Quizás Argentina desperdició un período de oportunidades globales favorables y volvió a caer, tras la crisis del 2001, en dinámicas de corto plazo que deterioraron su moneda, su crédito y su capacidad de estabilización.

El contraste entre un capitalismo argentino errático y un Milei que profundiza esa erraticidad alimenta la noción de que, con un liderazgo racional y previsible, un modelo más abierto y competitivo podría funcionar sin caer en la demolición institucional y social que hoy se observa en Perú. El ejemplo es Brasil.

La evidencia histórica muestra que no basta con tener un modelo económico: hace falta un presidente que no lo sabotee. Si en los 90, a pesar de que había políticas correctas, la corrupción menemista era endémica, hoy la “locura” de Milei sabotea un diagnóstico de los problemas que muchos comparten. Tal vez sea con un liderazgo moderado, como el que prometía Horacio Rodríguez Larreta, la economía argentina podría ordenarse; pero también es cierto que ningún proyecto sobrevive si depende únicamente de la estabilidad psicológica del presidente de turno.

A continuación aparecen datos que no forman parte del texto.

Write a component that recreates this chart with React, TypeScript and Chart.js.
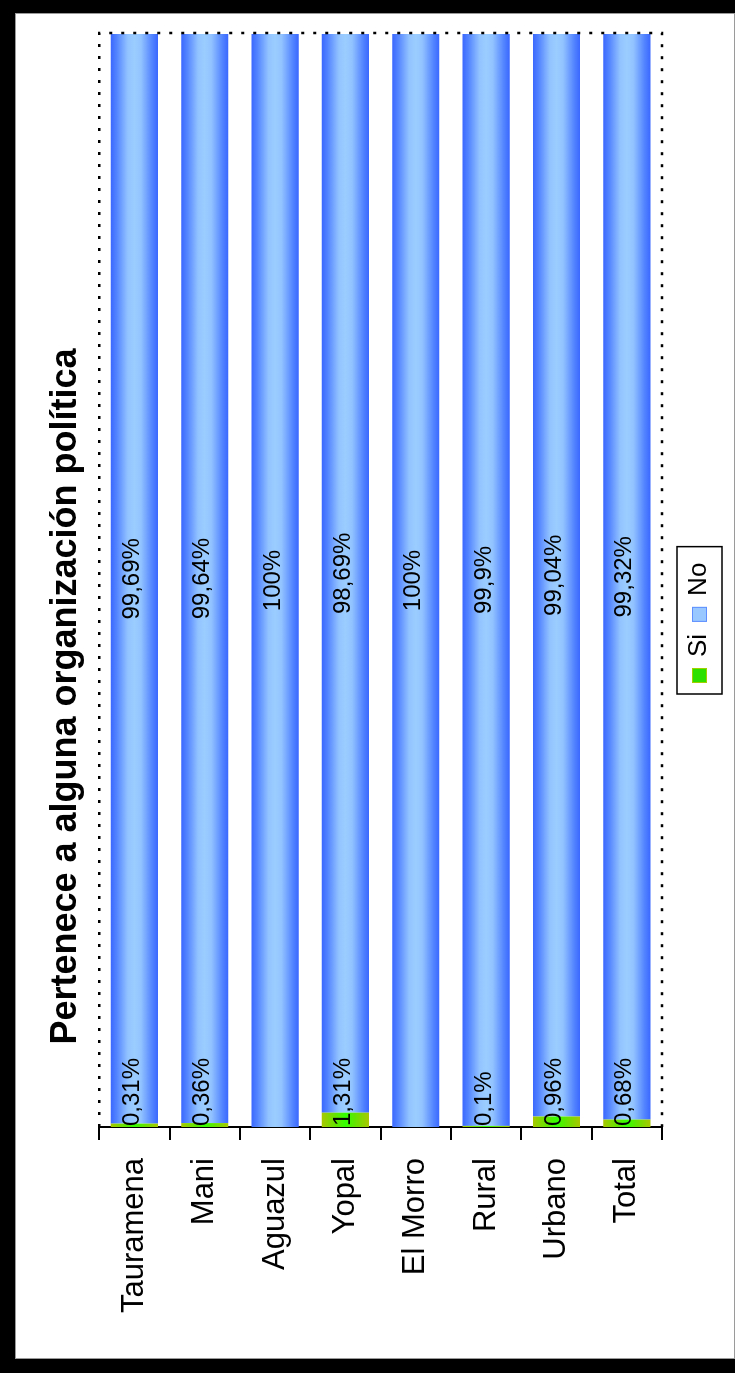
import React, { useEffect, useRef } from 'react';
import { Chart, registerables } from 'chart.js';

Chart.register(...registerables);

const TITLE = 'Pertenece a alguna organización política';
const categories = ['Tauramena', 'Mani', 'Aguazul', 'Yopal', 'El Morro', 'Rural', 'Urbano', 'Total'];
const siValues = [0.31, 0.36, 0, 1.31, 0, 0.1, 0.96, 0.68];
const noValues = [99.69, 99.64, 100, 98.69, 100, 99.9, 99.04, 99.32];
const seriesNames = ['Si', 'No'];

const FONT = '"Liberation Sans", Arial, Helvetica, sans-serif';
const W = 1346; // unrotated width (maps to page height)
const H = 720; // unrotated height (maps to page width)
const BAR_PCT = 0.67;

const BLUE_STOPS: [number, string][] = [
  [0, '#3a68ff'],
  [0.12, '#5283ff'],
  [0.36, '#92c3ff'],
  [0.5, '#9ccdff'],
  [0.64, '#92c3ff'],
  [0.88, '#5283ff'],
  [1, '#3a68ff'],
];
const GREEN_STOPS: [number, string][] = [
  [0, '#a8c800'],
  [0.3, '#62e400'],
  [0.5, '#33ff00'],
  [0.7, '#62e400'],
  [1, '#a8c800'],
];

function gradientFor(stops: [number, string][], fallback: string) {
  return (c: any) => {
    const chart = c.chart;
    const ys = chart.scales && chart.scales.y;
    if (c.type !== 'data' || !ys || !chart.chartArea) return fallback;
    const center = ys.getPixelForValue(c.dataIndex);
    const step = ys.height / categories.length;
    const half = (step * BAR_PCT) / 2;
    const g = chart.ctx.createLinearGradient(0, center - half, 0, center + half);
    stops.forEach(([o, col]) => g.addColorStop(o, col));
    return g;
  };
}

const fmt = (v: number) => String(v).replace('.', ',') + '%';

const valueLabels = {
  id: 'valueLabels',
  afterDatasetsDraw(chart: any) {
    const ctx = chart.ctx;
    ctx.save();
    ctx.font = `24px ${FONT}`;
    ctx.fillStyle = '#000';
    ctx.textBaseline = 'middle';
    chart.data.datasets.forEach((ds: any, di: number) => {
      const meta = chart.getDatasetMeta(di);
      meta.data.forEach((bar: any, i: number) => {
        const v = ds.data[i];
        if (!v) return;
        const { x, y, base } = bar.getProps(['x', 'y', 'base'], true);
        const text = fmt(v);
        if (di === 0) {
          ctx.textAlign = 'left';
          ctx.fillText(text, Math.min(base, x) + 1, y - 2);
        } else {
          ctx.textAlign = 'center';
          ctx.fillText(text, (x + base) / 2, y - 2);
        }
      });
    });
    ctx.restore();
  },
};

const dottedFrame = {
  id: 'dottedFrame',
  afterDatasetsDraw(chart: any) {
    const { left, right, top, bottom } = chart.chartArea;
    const ctx = chart.ctx;
    ctx.save();
    ctx.setLineDash([3, 9]);
    ctx.lineWidth = 2.5;
    ctx.strokeStyle = '#000';
    ctx.beginPath();
    ctx.moveTo(left, top);
    ctx.lineTo(right + 1, top);
    ctx.lineTo(right + 1, bottom);
    ctx.lineTo(left, bottom);
    ctx.stroke();
    ctx.restore();
  },
};

const LEGEND_FILLS = ['#2ee000', '#98c8ff'];
const LEGEND_STROKES = ['#a0d000', '#5f8fff'];

const boxLegend = {
  id: 'boxLegend',
  afterDraw(chart: any, _args: any, opts: any) {
    const ctx = chart.ctx;
    ctx.save();
    ctx.font = `26px ${FONT}`;
    ctx.textBaseline = 'middle';
    ctx.textAlign = 'left';
    const sw = 15;
    const gapSw = 11;
    const gapItem = 12;
    const padL = 11;
    const padR = 16;
    const names = chart.data.datasets.map((d: any) => d.label);
    let total = padL + padR;
    names.forEach((n: string, i: number) => {
      total += sw + gapSw + ctx.measureText(n).width + (i < names.length - 1 ? gapItem : 0);
    });
    const x0 = opts.left;
    const cy = opts.centerY;
    const h = opts.height;
    ctx.lineWidth = 1.5;
    ctx.strokeStyle = '#000';
    ctx.strokeRect(x0, cy - h / 2, total, h);
    let x = x0 + padL;
    names.forEach((n: string, i: number) => {
      ctx.fillStyle = LEGEND_FILLS[i];
      ctx.fillRect(x, cy - sw / 2, sw, sw);
      ctx.lineWidth = 1;
      ctx.strokeStyle = LEGEND_STROKES[i];
      ctx.strokeRect(x + 0.5, cy - sw / 2 + 0.5, sw - 1, sw - 1);
      x += sw + gapSw;
      ctx.fillStyle = '#000';
      ctx.fillText(n, x, cy - 1);
      x += ctx.measureText(n).width + gapItem;
    });
    ctx.restore();
  },
};

function RotatedChart() {
  const ref = useRef<HTMLCanvasElement | null>(null);
  useEffect(() => {
    if (!ref.current) return;
    const chart = new Chart(ref.current, {
      type: 'bar',
      data: {
        labels: categories,
        datasets: [
          {
            label: seriesNames[0],
            data: siValues,
            backgroundColor: gradientFor(GREEN_STOPS, '#33cc00') as any,
            borderWidth: 0,
            barPercentage: BAR_PCT,
            categoryPercentage: 1,
          },
          {
            label: seriesNames[1],
            data: noValues,
            backgroundColor: gradientFor(BLUE_STOPS, '#6699ff') as any,
            borderWidth: 0,
            barPercentage: BAR_PCT,
            categoryPercentage: 1,
          },
        ],
      },
      options: {
        indexAxis: 'y',
        responsive: false,
        animation: false,
        devicePixelRatio: 1,
        layout: { padding: { left: 0, right: 21, top: 0, bottom: 73 } },
        scales: {
          x: { display: false, stacked: true, min: 0, max: 100 },
          y: {
            stacked: true,
            offset: true,
            grid: {
              display: true,
              drawOnChartArea: false,
              drawTicks: true,
              tickLength: 13,
              color: '#000',
              lineWidth: 2,
              offset: true,
            },
            border: { display: true, color: '#000', width: 2 },
            ticks: { color: '#000', font: { family: FONT, size: 31 }, padding: 18, autoSkip: false },
            afterFit: (s: any) => {
              s.width = 232;
            },
          },
        },
        plugins: {
          legend: { display: false },
          tooltip: { enabled: false },
          title: {
            display: true,
            text: TITLE,
            color: '#000',
            font: { family: FONT, size: 36, weight: 'bold', lineHeight: 1.2 },
            padding: { top: 29, bottom: 12 },
          },
          boxLegend: { left: 665, centerY: 684.5, height: 45 },
        } as any,
      },
      plugins: [dottedFrame, valueLabels, boxLegend],
    });
    return () => chart.destroy();
  }, []);
  return <canvas ref={ref} width={W} height={H} style={{ display: 'block', width: W, height: H }} />;
}

export default function App() {
  return (
    <div
      style={{
        position: 'absolute',
        left: 0,
        top: 0,
        width: 735,
        height: 1373,
        overflow: 'hidden',
        background: '#000',
      }}
    >
      <div
        style={{
          position: 'absolute',
          left: 15,
          top: 13,
          width: 720,
          height: 1346,
          boxSizing: 'border-box',
          border: '1px solid #9a9a9a',
          background: '#fff',
        }}
      />
      <div
        style={{
          position: 'absolute',
          left: 15,
          top: 1359,
          width: W,
          height: H,
          transformOrigin: '0 0',
          transform: 'rotate(-90deg)',
        }}
      >
        <RotatedChart />
      </div>
    </div>
  );
}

Pensar a Perú como ucronía de la Argentina es una forma de iluminar nuestra propia historia desde su contracara. Ellos sacrificaron la política para mantener la macro. Nosotros sacrificamos la macro para preservar la política, para luego llegar a un presidente que la desprecia. Nos quedamos sin una ni la otra. 

Perú muestra que la estabilidad sin instituciones produce crecimiento sin redistribución para la ciudadanía. Argentina, que la política sin disciplina produce derechos que se vulneran a corto plazo por la crisis económica. Entre ambos extremos se despliega la pregunta que vuelve una y otra vez desde los 90. ¿Qué habría pasado si Argentina hubiera corregido gradualmente la convertibilidad en lugar de dinamitarla, si hubiera construido una moneda fuerte antes que un igualitarismo efímero, o si hoy pudiera aspirar a un capitalismo competitivo sin caer en el dogmatismo mileísta ni en la improvisación criolla que nos devolvió a este punto de partida? 

La lección que deja este espejo andino es incómoda pero necesaria: ni Perú ni Argentina encontraron el equilibrio, pero la única salida sostenible exige justamente instituciones políticas capaces de acompañar la estabilidad macro y una estabilidad macro capaz de sostener un proyecto democrático que mejore progresivamente la calidad de vida de la población. Lo demás, como ya aprendimos demasiadas veces, es repetir la misma historia con distintos protagonistas.